Der Prozess Stammelf
Am Donnerstag ließ van Gaal im Training wieder elf gegen elf spielen. In der A-Elf: Butt - Lahm, van Buyten, Badstuber, Braafheid, im Mittelfeld van Bommel, Timoschtschuk, Pranjic, Müller, vorn Gomez und Klose. Was auffällt: Van Buyten hat nach seiner einwöchigen Zwangspause Demichelis wieder in die B-Elf verdrängt, Müller durfte den Ribéry-Ersatz auf der 10er-Position geben, als Spielmacher. Er und Badstuber sind neben van Buyten und Mittelfeld-Chef van Bommel die Gewinner der dreiwöchigen Vorbereitung. Die Verlierer: Rensing bleibt Reserve, so wie Altintop und Sosa, zu Beginn noch in der A-Auswahl. Franck Ribéry (Patellasehnenentzündung) und Luca Toni (Achillessehne) absolvieren ihr Reha-Programm am Wochenende in München.
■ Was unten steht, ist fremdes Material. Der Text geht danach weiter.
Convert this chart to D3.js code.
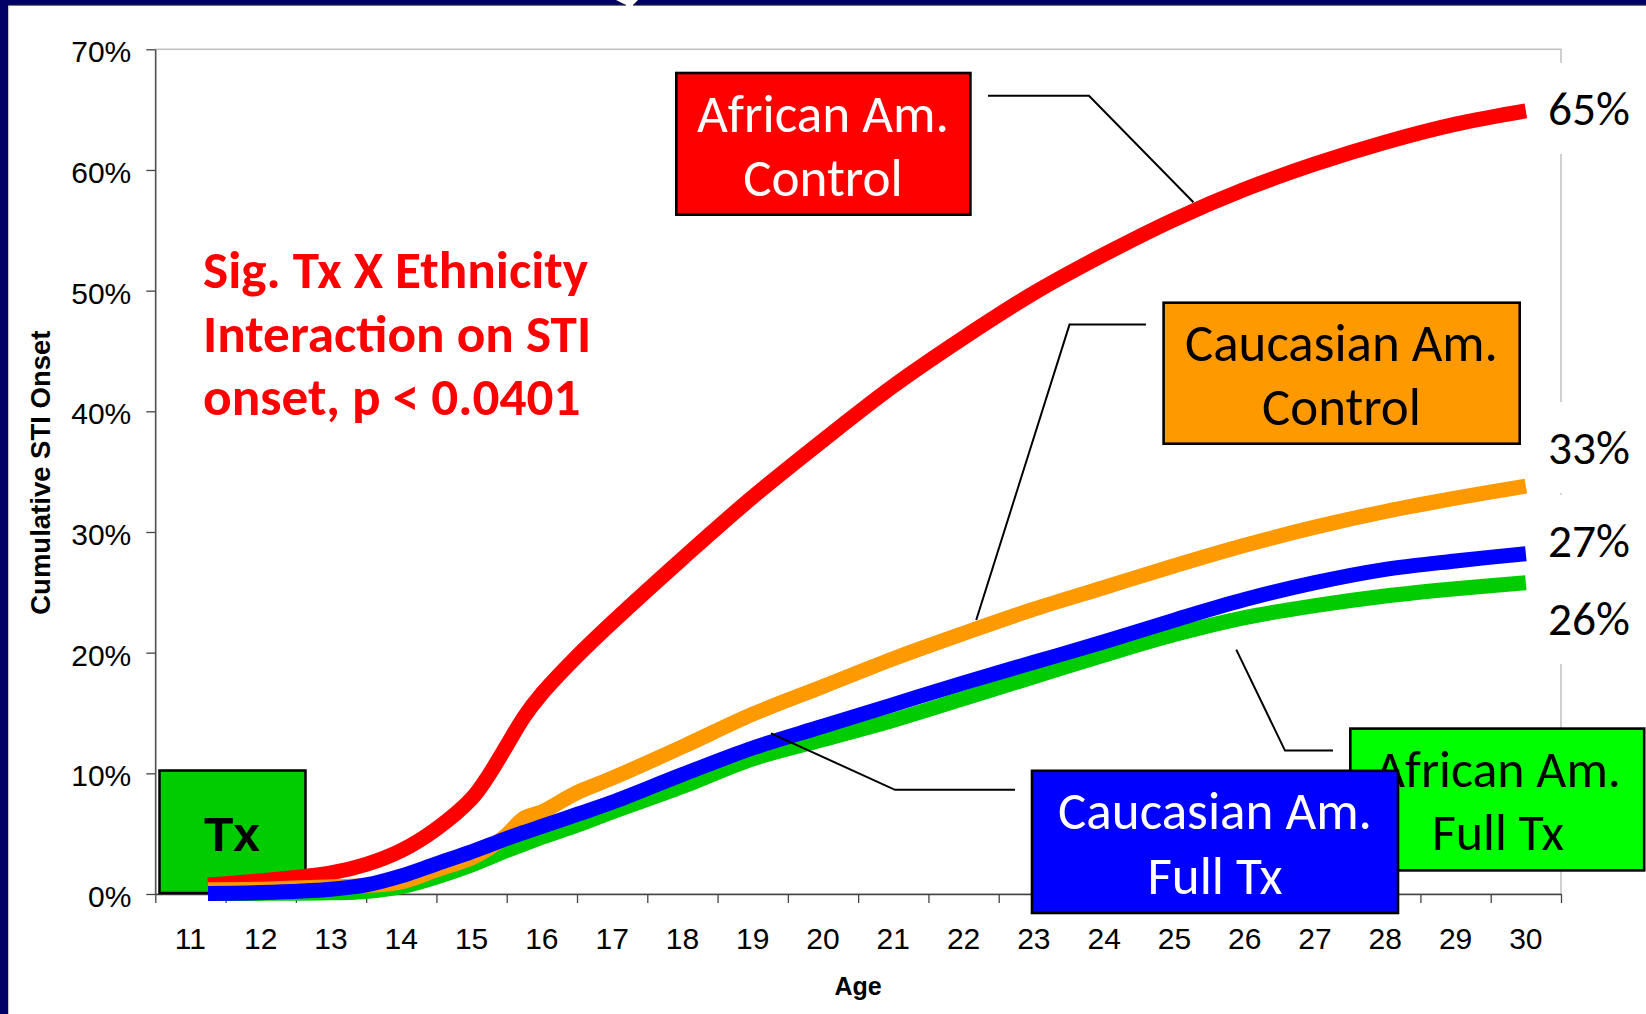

Der Prozess Hierarchie-Findung
Noch hat sich van Gaal nicht auf einen Kapitän festgelegt. Mark van Bommel, bis Ende der letzten Saison Amtsinhaber und nun Interims-Lösung, sagte, die Sache sei noch nicht entschieden. Was aber auffällt: Egal wen man fragt, ob Lahm oder Klose, beides Anwärter, so antworten sie brav: „Das ist nicht wichtig, spielt keine Rolle.“ Bloß nicht vorschnell oder -laut sein, das mag van Gaal nicht. Das Sagen im Team haben die Routiniers wie van Bommel, Klose, sogar Butt oder eben Lahm. Die Neuen geben sich Mühe, nicht unangenehm aufzufallen. Die Wackel-Kandidaten Ottl, Lell, Görlitz, Sosa und Altintop arbeiten fleißig; sie könnten die nächsten sein, die gehen dürfen – siehe Tim Borowski, der zu Werder zurück durfte. Die Stimmung ist konzentriert, angespannt. Sehr arbeitsam.
Der Prozess Systemsicherheit
Gnadenlos lässt van Gaal Passformen und rasante Ballzirkulation einstudieren. Für die Spieler ist dieses detailbesessene Training eine Kulturrevolution. Und weil van Gaal spürt, dass der Lerneffekt auf sich warten lässt, bedient er sich – freilich unbewusst – fast Klinsmannscher Rhetorik: „Die ersten zwei Monate können schwer werden“, sagte van Gaal, „wir arbeiten hart und wollen uns jeden Tag verbessern. Das ist ein Prozess.“ Der Unterschied zu Klinsmann: Die Spieler vertrauen van Gaal und seinem Können.
Der Trainer sagt: „Wir müssen die ersten beiden Monate der Saison irgendwie über die Runden bringen.“ Wer im Oma-Tempo beginnt, kann sich wenigstens steigern.